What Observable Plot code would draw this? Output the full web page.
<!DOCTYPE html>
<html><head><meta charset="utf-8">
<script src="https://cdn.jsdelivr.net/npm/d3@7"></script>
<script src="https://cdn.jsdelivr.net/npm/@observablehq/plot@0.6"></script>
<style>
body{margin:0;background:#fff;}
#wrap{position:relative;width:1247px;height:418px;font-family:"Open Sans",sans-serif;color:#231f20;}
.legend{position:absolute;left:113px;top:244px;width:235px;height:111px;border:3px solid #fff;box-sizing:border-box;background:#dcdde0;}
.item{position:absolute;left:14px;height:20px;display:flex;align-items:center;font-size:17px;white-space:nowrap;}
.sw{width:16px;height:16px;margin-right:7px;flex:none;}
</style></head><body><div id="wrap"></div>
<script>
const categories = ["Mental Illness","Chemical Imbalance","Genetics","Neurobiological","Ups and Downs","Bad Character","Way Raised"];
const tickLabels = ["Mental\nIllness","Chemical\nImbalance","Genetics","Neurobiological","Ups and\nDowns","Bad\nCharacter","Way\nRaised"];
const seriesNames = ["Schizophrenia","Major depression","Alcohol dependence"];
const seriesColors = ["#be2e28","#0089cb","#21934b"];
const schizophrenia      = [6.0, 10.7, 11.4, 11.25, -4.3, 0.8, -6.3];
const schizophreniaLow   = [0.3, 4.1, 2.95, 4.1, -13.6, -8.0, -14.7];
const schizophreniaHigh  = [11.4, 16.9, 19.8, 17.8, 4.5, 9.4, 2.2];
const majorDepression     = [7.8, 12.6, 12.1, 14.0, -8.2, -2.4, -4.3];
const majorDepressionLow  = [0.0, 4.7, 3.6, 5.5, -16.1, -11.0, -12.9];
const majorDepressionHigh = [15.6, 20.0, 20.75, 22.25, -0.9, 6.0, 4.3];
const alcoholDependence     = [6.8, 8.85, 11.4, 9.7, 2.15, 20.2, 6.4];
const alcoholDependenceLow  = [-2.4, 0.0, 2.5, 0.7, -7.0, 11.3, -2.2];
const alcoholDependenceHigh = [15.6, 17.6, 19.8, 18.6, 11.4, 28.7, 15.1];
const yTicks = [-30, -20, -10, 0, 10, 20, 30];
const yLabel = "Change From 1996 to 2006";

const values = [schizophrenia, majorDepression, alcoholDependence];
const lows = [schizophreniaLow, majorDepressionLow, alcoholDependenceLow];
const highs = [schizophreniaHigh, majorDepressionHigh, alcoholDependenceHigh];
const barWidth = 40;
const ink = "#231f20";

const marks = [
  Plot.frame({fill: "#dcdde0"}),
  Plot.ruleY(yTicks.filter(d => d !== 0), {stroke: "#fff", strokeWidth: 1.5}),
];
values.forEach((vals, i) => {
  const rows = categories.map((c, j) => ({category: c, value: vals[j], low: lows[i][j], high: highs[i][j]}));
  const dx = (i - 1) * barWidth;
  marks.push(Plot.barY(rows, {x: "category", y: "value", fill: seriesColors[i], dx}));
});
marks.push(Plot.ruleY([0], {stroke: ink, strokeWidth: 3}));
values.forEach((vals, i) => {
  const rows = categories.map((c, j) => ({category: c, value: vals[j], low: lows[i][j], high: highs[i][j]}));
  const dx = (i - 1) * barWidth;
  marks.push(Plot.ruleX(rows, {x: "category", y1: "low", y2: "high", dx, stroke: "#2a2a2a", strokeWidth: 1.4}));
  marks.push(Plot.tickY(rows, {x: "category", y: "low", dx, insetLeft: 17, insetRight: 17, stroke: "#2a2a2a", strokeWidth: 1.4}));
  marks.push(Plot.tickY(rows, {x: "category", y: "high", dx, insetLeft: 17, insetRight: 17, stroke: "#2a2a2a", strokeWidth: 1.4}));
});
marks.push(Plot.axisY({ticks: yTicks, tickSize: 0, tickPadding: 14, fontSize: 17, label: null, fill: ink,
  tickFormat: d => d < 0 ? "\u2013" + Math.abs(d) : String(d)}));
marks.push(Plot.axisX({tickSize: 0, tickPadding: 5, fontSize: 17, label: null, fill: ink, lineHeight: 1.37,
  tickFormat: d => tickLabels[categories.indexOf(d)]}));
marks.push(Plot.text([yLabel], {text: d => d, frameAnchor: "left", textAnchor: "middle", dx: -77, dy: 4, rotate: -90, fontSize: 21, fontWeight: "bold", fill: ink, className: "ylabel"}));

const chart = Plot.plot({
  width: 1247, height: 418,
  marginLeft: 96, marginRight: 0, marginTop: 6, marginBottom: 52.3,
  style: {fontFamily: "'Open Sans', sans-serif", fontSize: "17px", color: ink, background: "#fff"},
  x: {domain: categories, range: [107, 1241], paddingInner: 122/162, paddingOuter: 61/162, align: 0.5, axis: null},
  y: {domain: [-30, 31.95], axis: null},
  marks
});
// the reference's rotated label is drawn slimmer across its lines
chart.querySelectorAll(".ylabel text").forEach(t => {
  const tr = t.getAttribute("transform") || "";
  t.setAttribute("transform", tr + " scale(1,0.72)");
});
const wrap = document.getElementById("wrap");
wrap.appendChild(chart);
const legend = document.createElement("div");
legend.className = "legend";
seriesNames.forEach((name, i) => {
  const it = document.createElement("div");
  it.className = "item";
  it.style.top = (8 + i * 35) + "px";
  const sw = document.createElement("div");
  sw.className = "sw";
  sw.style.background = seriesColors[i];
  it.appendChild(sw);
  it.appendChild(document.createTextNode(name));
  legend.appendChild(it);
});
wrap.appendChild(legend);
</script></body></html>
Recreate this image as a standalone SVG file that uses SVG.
== == ==
* [Short problem]
Copy out each line exactly.

* [Reply]
What Observable Plot code would draw this? Output the full web page.
<!DOCTYPE html>
<html><head><meta charset="utf-8">
<script src="https://cdn.jsdelivr.net/npm/d3@7"></script>
<script src="https://cdn.jsdelivr.net/npm/@observablehq/plot@0.6"></script>
<style>
body{margin:0;background:#fff;}
#wrap{position:relative;width:1247px;height:418px;font-family:"Open Sans",sans-serif;color:#231f20;}
.legend{position:absolute;left:113px;top:244px;width:235px;height:111px;border:3px solid #fff;box-sizing:border-box;background:#dcdde0;}
.item{position:absolute;left:14px;height:20px;display:flex;align-items:center;font-size:17px;white-space:nowrap;}
.sw{width:16px;height:16px;margin-right:7px;flex:none;}
</style></head><body><div id="wrap"></div>
<script>
const categories = ["Mental Illness","Chemical Imbalance","Genetics","Neurobiological","Ups and Downs","Bad Character","Way Raised"];
const tickLabels = ["Mental\nIllness","Chemical\nImbalance","Genetics","Neurobiological","Ups and\nDowns","Bad\nCharacter","Way\nRaised"];
const seriesNames = ["Schizophrenia","Major depression","Alcohol dependence"];
const seriesColors = ["#be2e28","#0089cb","#21934b"];
const schizophrenia      = [6.0, 10.7, 11.4, 11.25, -4.3, 0.8, -6.3];
const schizophreniaLow   = [0.3, 4.1, 2.95, 4.1, -13.6, -8.0, -14.7];
const schizophreniaHigh  = [11.4, 16.9, 19.8, 17.8, 4.5, 9.4, 2.2];
const majorDepression     = [7.8, 12.6, 12.1, 14.0, -8.2, -2.4, -4.3];
const majorDepressionLow  = [0.0, 4.7, 3.6, 5.5, -16.1, -11.0, -12.9];
const majorDepressionHigh = [15.6, 20.0, 20.75, 22.25, -0.9, 6.0, 4.3];
const alcoholDependence     = [6.8, 8.85, 11.4, 9.7, 2.15, 20.2, 6.4];
const alcoholDependenceLow  = [-2.4, 0.0, 2.5, 0.7, -7.0, 11.3, -2.2];
const alcoholDependenceHigh = [15.6, 17.6, 19.8, 18.6, 11.4, 28.7, 15.1];
const yTicks = [-30, -20, -10, 0, 10, 20, 30];
const yLabel = "Change From 1996 to 2006";

const values = [schizophrenia, majorDepression, alcoholDependence];
const lows = [schizophreniaLow, majorDepressionLow, alcoholDependenceLow];
const highs = [schizophreniaHigh, majorDepressionHigh, alcoholDependenceHigh];
const barWidth = 40;
const ink = "#231f20";

const marks = [
  Plot.frame({fill: "#dcdde0"}),
  Plot.ruleY(yTicks.filter(d => d !== 0), {stroke: "#fff", strokeWidth: 1.5}),
];
values.forEach((vals, i) => {
  const rows = categories.map((c, j) => ({category: c, value: vals[j], low: lows[i][j], high: highs[i][j]}));
  const dx = (i - 1) * barWidth;
  marks.push(Plot.barY(rows, {x: "category", y: "value", fill: seriesColors[i], dx}));
});
marks.push(Plot.ruleY([0], {stroke: ink, strokeWidth: 3}));
values.forEach((vals, i) => {
  const rows = categories.map((c, j) => ({category: c, value: vals[j], low: lows[i][j], high: highs[i][j]}));
  const dx = (i - 1) * barWidth;
  marks.push(Plot.ruleX(rows, {x: "category", y1: "low", y2: "high", dx, stroke: "#2a2a2a", strokeWidth: 1.4}));
  marks.push(Plot.tickY(rows, {x: "category", y: "low", dx, insetLeft: 17, insetRight: 17, stroke: "#2a2a2a", strokeWidth: 1.4}));
  marks.push(Plot.tickY(rows, {x: "category", y: "high", dx, insetLeft: 17, insetRight: 17, stroke: "#2a2a2a", strokeWidth: 1.4}));
});
marks.push(Plot.axisY({ticks: yTicks, tickSize: 0, tickPadding: 14, fontSize: 17, label: null, fill: ink,
  tickFormat: d => d < 0 ? "\u2013" + Math.abs(d) : String(d)}));
marks.push(Plot.axisX({tickSize: 0, tickPadding: 5, fontSize: 17, label: null, fill: ink, lineHeight: 1.37,
  tickFormat: d => tickLabels[categories.indexOf(d)]}));
marks.push(Plot.text([yLabel], {text: d => d, frameAnchor: "left", textAnchor: "middle", dx: -77, dy: 4, rotate: -90, fontSize: 21, fontWeight: "bold", fill: ink, className: "ylabel"}));

const chart = Plot.plot({
  width: 1247, height: 418,
  marginLeft: 96, marginRight: 0, marginTop: 6, marginBottom: 52.3,
  style: {fontFamily: "'Open Sans', sans-serif", fontSize: "17px", color: ink, background: "#fff"},
  x: {domain: categories, range: [107, 1241], paddingInner: 122/162, paddingOuter: 61/162, align: 0.5, axis: null},
  y: {domain: [-30, 31.95], axis: null},
  marks
});
// the reference's rotated label is drawn slimmer across its lines
chart.querySelectorAll(".ylabel text").forEach(t => {
  const tr = t.getAttribute("transform") || "";
  t.setAttribute("transform", tr + " scale(1,0.72)");
});
const wrap = document.getElementById("wrap");
wrap.appendChild(chart);
const legend = document.createElement("div");
legend.className = "legend";
seriesNames.forEach((name, i) => {
  const it = document.createElement("div");
  it.className = "item";
  it.style.top = (8 + i * 35) + "px";
  const sw = document.createElement("div");
  sw.className = "sw";
  sw.style.background = seriesColors[i];
  it.appendChild(sw);
  it.appendChild(document.createTextNode(name));
  legend.appendChild(it);
});
wrap.appendChild(legend);
</script></body></html>
Recreate this image as a standalone SVG file that uses SVG.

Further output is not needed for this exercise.